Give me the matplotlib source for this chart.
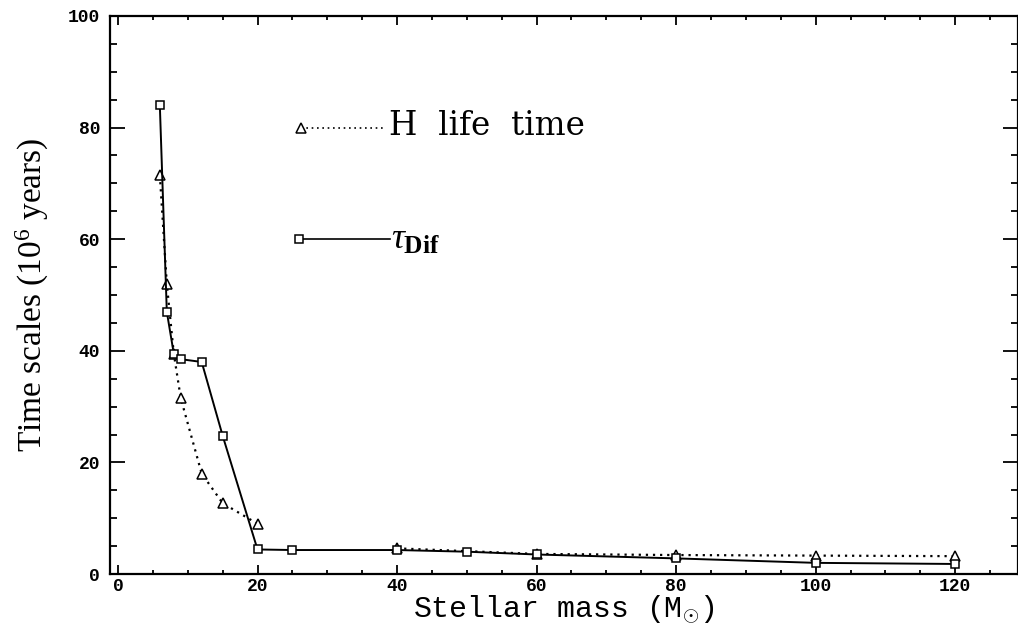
import matplotlib
matplotlib.use("Agg")
import matplotlib.pyplot as plt
from matplotlib.ticker import MultipleLocator

# stellar masses (M_sun) and time scales (10^6 yr)
mass_h = [6, 7, 8, 9, 12, 15, 20, 40, 60, 80, 100, 120]
h_life = [71.5, 52.0, 39.5, 31.5, 18.0, 12.7, 9.0, 4.6, 3.6, 3.4, 3.3, 3.2]

mass_dif = [6, 7, 8, 9, 12, 15, 20, 25, 40, 50, 60, 80, 100, 120]
tau_dif = [84.0, 47.0, 39.5, 38.5, 38.0, 24.8, 4.4, 4.3, 4.3, 4.0, 3.5, 2.8, 2.0, 1.8]

plt.rcParams["mathtext.fontset"] = "custom"
plt.rcParams["mathtext.rm"] = "Liberation Serif"
plt.rcParams["mathtext.it"] = "Liberation Serif:italic"
plt.rcParams["mathtext.bf"] = "Liberation Serif:bold"

fig = plt.figure(figsize=(10.18, 6.27), dpi=100)
ax = fig.add_axes([0.108, 0.0845, 0.892, 0.890])

# H burning lifetime: dotted, broken between 20 and 40 Msun
tri = dict(marker="^", ms=6.5, mfc="white", mec="black", mew=1.1, color="black")
ax.plot(mass_h[:7], h_life[:7], ls=(0, (1, 2.2)), lw=1.6, **tri)
ax.plot(mass_h[7:], h_life[7:], ls=(0, (1, 2.2)), lw=1.6, **tri)

# diffusion time scale: solid
sq = dict(marker="s", ms=6, mfc="white", mec="black", mew=1.1, color="black")
ax.plot(mass_dif, tau_dif, ls="-", lw=1.4, **sq)

# hand placed key
ax.plot([26.2, 38.3], [80, 80], ls=(0, (1, 2.2)), lw=1.2, color="black")
ax.plot([26.2], [80], ls="none", **tri)
ax.text(38.8, 80.3, "H  life  time", family="DejaVu Serif", fontsize=23.5,
        va="center", ha="left")
ax.plot([25.9, 39.0], [60, 60], ls="-", lw=1.2, color="black")
ax.plot([25.9], [60], ls="none", **sq)
ax.text(39.2, 60.0, r"$\mathit{\tau}_{\mathbf{Dif}}$", fontsize=26,
        va="center", ha="left")

ax.set_xlim(-1.15, 129.0)
ax.set_ylim(0, 100)
ax.xaxis.set_major_locator(MultipleLocator(20))
ax.xaxis.set_minor_locator(MultipleLocator(5))
ax.yaxis.set_major_locator(MultipleLocator(20))
ax.yaxis.set_minor_locator(MultipleLocator(5))

ax.tick_params(axis="both", which="both", direction="in", top=True, right=True,
               width=1.3)
ax.tick_params(axis="x", which="major", length=6.5, pad=3)
ax.tick_params(axis="x", which="minor", length=3.2)
ax.tick_params(axis="y", which="major", length=10.5, pad=7)
ax.tick_params(axis="y", which="minor", length=5)

for lab in ax.get_xticklabels() + ax.get_yticklabels():
    lab.set_family("Liberation Mono")
    lab.set_fontweight("bold")
    lab.set_fontsize(13)

for s in ax.spines.values():
    s.set_linewidth(1.6)

ax.set_xlabel(r"Stellar mass (M$_{\odot}$)", family="Liberation Mono",
              fontsize=21.5, labelpad=-1)
ax.set_ylabel(r"Time scales (10$^{6}$ years)", family="Liberation Serif",
              fontsize=24, labelpad=12)

fig.savefig("out.png", dpi=100)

___

WHAT TO WORK ON ▸ Write out, word for word, the lines from the start of the data through the one holding "3.4, 3.3, 3.2]". Omit pictures.

SOLUTION TO THE PROBLEM ▸
Give me the matplotlib source for this chart.
import matplotlib
matplotlib.use("Agg")
import matplotlib.pyplot as plt
from matplotlib.ticker import MultipleLocator

# stellar masses (M_sun) and time scales (10^6 yr)
mass_h = [6, 7, 8, 9, 12, 15, 20, 40, 60, 80, 100, 120]
h_life = [71.5, 52.0, 39.5, 31.5, 18.0, 12.7, 9.0, 4.6, 3.6, 3.4, 3.3, 3.2]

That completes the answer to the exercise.